What sets California apart is its treatment of deficiencies:

  • No deficiency after a non-judicial sale. If a lender forecloses via the power of sale (the usual route), it generally cannot pursue the borrower for any shortfall. The recovery is the property, full stop.
  • No deficiency on purchase-money, owner-occupied 1–4 unit loans. California's purchase-money anti-deficiency rule makes many home-purchase loans fully non-recourse — the lender's only remedy is the collateral, regardless of foreclosure method.

For a note buyer, this means California notes must be underwritten almost entirely on the property and the investment-to-value cushion, because chasing the borrower for a deficiency usually isn't an option. A strong equity position is therefore essential to value. The flip side: California's fast, no-redemption sale process makes that collateral relatively easy to reach.

California's note market

High property values mean California notes often carry larger balances than notes elsewhere, and the state's deep investor base creates steady seller-finance activity around Los Angeles, the Bay Area, San Diego, and Sacramento. Larger balances make accurate property valuation especially important to pricing.

Selling your California note

Because deficiency recovery is generally off the table, the property's value and your borrower's equity drive the offer. Have your note and recorded deed of trust, the unpaid principal balance, the rate and payment, the payment history, and a current property valuation ready. Seasoning helps. We buy performing and non-performing California notes — tell us about yours for a free, no-obligation quote.

What to have ready when you sell a California note

Since California notes are underwritten almost entirely on the collateral, the property documentation carries extra weight:

  • A credible property value. A recent appraisal or broker price opinion is especially valuable in California, both because balances are large and because the investment-to-value cushion is essentially the buyer's only protection given the anti-deficiency rules.
  • The recorded deed of trust and original note. These confirm your first-lien position and the terms. First liens are strongly preferred; seconds are reviewed case by case and valued conservatively.
  • Payment history. Documented seasoning lowers the odds that the no-recourse collateral ever has to be tested through foreclosure.
  • Occupancy and loan-purpose details. Because California's purchase-money anti-deficiency rule turns on owner-occupancy and how the loan was used, those facts affect how a buyer models recovery — share them up front.

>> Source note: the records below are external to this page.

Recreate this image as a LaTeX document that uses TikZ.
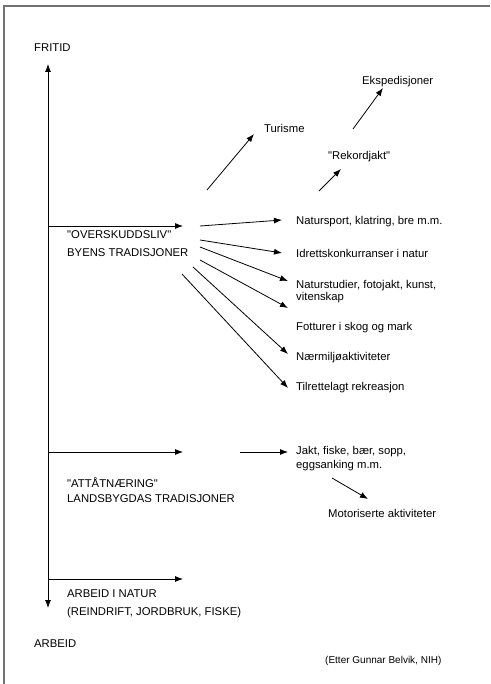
\documentclass[tikz,border=0pt]{standalone}
\usepackage{fontspec}
\setmainfont{Liberation Sans}
\usetikzlibrary{arrows.meta}
\newcommand{\qq}{\textquotedbl}
\begin{document}
\begin{tikzpicture}[x=1pt,y=-1pt,
  txt/.style={anchor=west, inner sep=0pt, font=\fontsize{11.3}{12}\selectfont, align=left},
  arr/.style={-{Latex[length=8pt,width=6pt]}, line width=0.8pt},
  dbl/.style={{Latex[length=8pt,width=6pt]}-{Latex[length=8pt,width=6pt]}, line width=0.8pt},
  frame/.style={draw=black!55, line width=1.2pt}]
\useasboundingbox (0,0) rectangle (490,684);
\fill[white] (0,0) rectangle (490,684);
% frame (top and left edges)
\coordinate (fbl) at (4,684);
\coordinate (ftl) at (4,6);
\coordinate (ftr) at (490,6);
\draw[frame] (fbl) -- (ftl) -- (ftr);

% axis
\node[txt] (fritid) at (34,48) {FRITID};
\node[txt] (arbeid) at (34,644) {ARBEID};
\coordinate (axtop) at (48,64);
\coordinate (axbot) at (48,608);
\draw[dbl] (axbot) -- (axtop);

% horizontal arrows from axis
\coordinate (h1s) at (48,226); \coordinate (h1e) at (183,226);
\coordinate (h2s) at (48,452); \coordinate (h2e) at (183,452);
\coordinate (h3s) at (48,579); \coordinate (h3e) at (183,579);
\draw[arr] (h1s) -- (h1e);
\draw[arr] (h2s) -- (h2e);
\draw[arr] (h3s) -- (h3e);

% group labels
\node[txt, font=\fontsize{11.3}{18}\selectfont] (ovs) at (67,244) {\qq OVERSKUDDSLIV\qq\\BYENS TRADISJONER};
\node[txt, font=\fontsize{11.3}{15}\selectfont] (att) at (67,490.5) {\qq ATTÅTNÆRING\qq\\LANDSBYGDAS TRADISJONER};
\node[txt, font=\fontsize{11.3}{18}\selectfont] (arbn) at (67,604) {ARBEID I NATUR\\(REINDRIFT, JORDBRUK, FISKE)};

% right-hand labels
\node[txt] (nat1) at (296,222) {Natursport, klatring, bre m.m.};
\node[txt] (nat2) at (296,253) {Idrettskonkurranser i natur};
\node[txt] (nat3) at (296,292) {Naturstudier, fotojakt, kunst,\\vitenskap};
\node[txt] (nat4) at (296,328) {Fotturer i skog og mark};
\node[txt] (nat5) at (296,358) {Nærmiljøaktiviteter};
\node[txt] (nat6) at (296,388) {Tilrettelagt rekreasjon};
\node[txt] (turisme) at (264,128) {Turisme};
\node[txt] (rekord) at (328,157) {\qq Rekordjakt\qq};
\node[txt] (eksp) at (362,82) {Ekspedisjoner};
\node[txt, font=\fontsize{11.3}{14}\selectfont] (jakt) at (296,459) {Jakt, fiske, bær, sopp,\\eggsanking m.m.};
\node[txt] (motor) at (328,513) {Motoriserte aktiviteter};
\node[txt, font=\fontsize{10}{11}\selectfont] (etter) at (325,661) {(Etter Gunnar Belvik, NIH)};

% fan of arrows
\coordinate (a1s) at (200,226); \coordinate (a1e) at (282,220);
\coordinate (a2s) at (200,240); \coordinate (a2e) at (282,253);
\coordinate (a3s) at (200,247); \coordinate (a3e) at (288,281);
\coordinate (a4s) at (200,260); \coordinate (a4e) at (288,308);
\coordinate (a5s) at (193,267); \coordinate (a5e) at (288,354);
\coordinate (a6s) at (182,274); \coordinate (a6e) at (288,388);
\draw[arr] (a1s) -- (a1e);
\draw[arr] (a2s) -- (a2e);
\draw[arr] (a3s) -- (a3e);
\draw[arr] (a4s) -- (a4e);
\draw[arr] (a5s) -- (a5e);
\draw[arr] (a6s) -- (a6e);

% upward arrows
\coordinate (ts) at (207,190); \coordinate (te) at (254,134);
\coordinate (rs) at (319,191); \coordinate (re) at (341,169);
\coordinate (es) at (353,129); \coordinate (ee) at (383,88);
\draw[arr] (ts) -- (te);
\draw[arr] (rs) -- (re);
\draw[arr] (es) -- (ee);

% lower arrows
\coordinate (js) at (240,452); \coordinate (je) at (288,452);
\coordinate (ms) at (332,478); \coordinate (me) at (368,499);
\draw[arr] (js) -- (je);
\draw[arr] (ms) -- (me);
\end{tikzpicture}
\end{document}
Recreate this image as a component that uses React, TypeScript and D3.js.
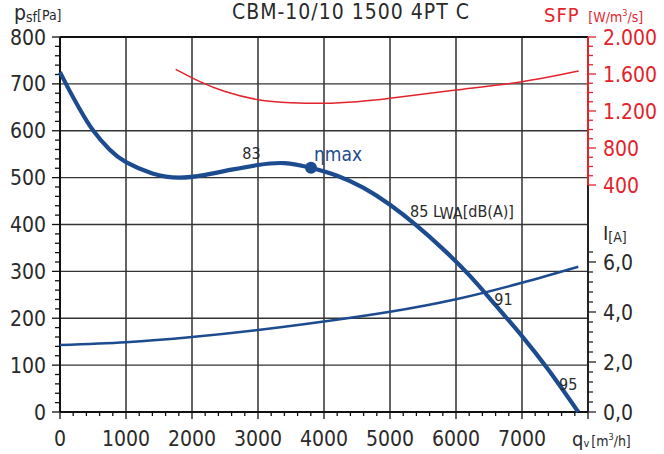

California's large balances and deep investor base make it a serious note market, and the state's fast, no-redemption sale process means the collateral, while the sole recovery source, is reachable efficiently. We buy performing and non-performing California notes and will walk you through exactly how we valued yours.

This page is general information, not legal advice. California's foreclosure and anti-deficiency rules are nuanced and depend on the loan and occupancy — verify current law and consult an attorney before acting.

Important: This page is for general educational purposes only and is not legal, tax, or financial advice. Foreclosure, redemption, and deficiency rules vary by state and depend on the specific note and security instrument. Verify the controlling statute and consult a qualified attorney or advisor before acting.

Selling a mortgage note in California: FAQ

Can a lender pursue a deficiency after foreclosing in California?

Generally no. After a non-judicial (power-of-sale) foreclosure, California bars deficiency judgments. And purchase-money loans on owner-occupied 1–4 unit homes are non-recourse regardless of method. So California notes are valued chiefly on the property and equity.

How long does non-judicial foreclosure take in California?

Typically 4 to 7 months, with a statutory minimum of about 111 days from the Notice of Default through the sale. It's slower than Texas or Georgia but much faster than judicial states like New York.

Is there redemption after a California non-judicial sale?

No. After a non-judicial foreclosure sale, the borrower has no right of redemption, so once the sale is complete the outcome is final — favorable certainty for a note buyer.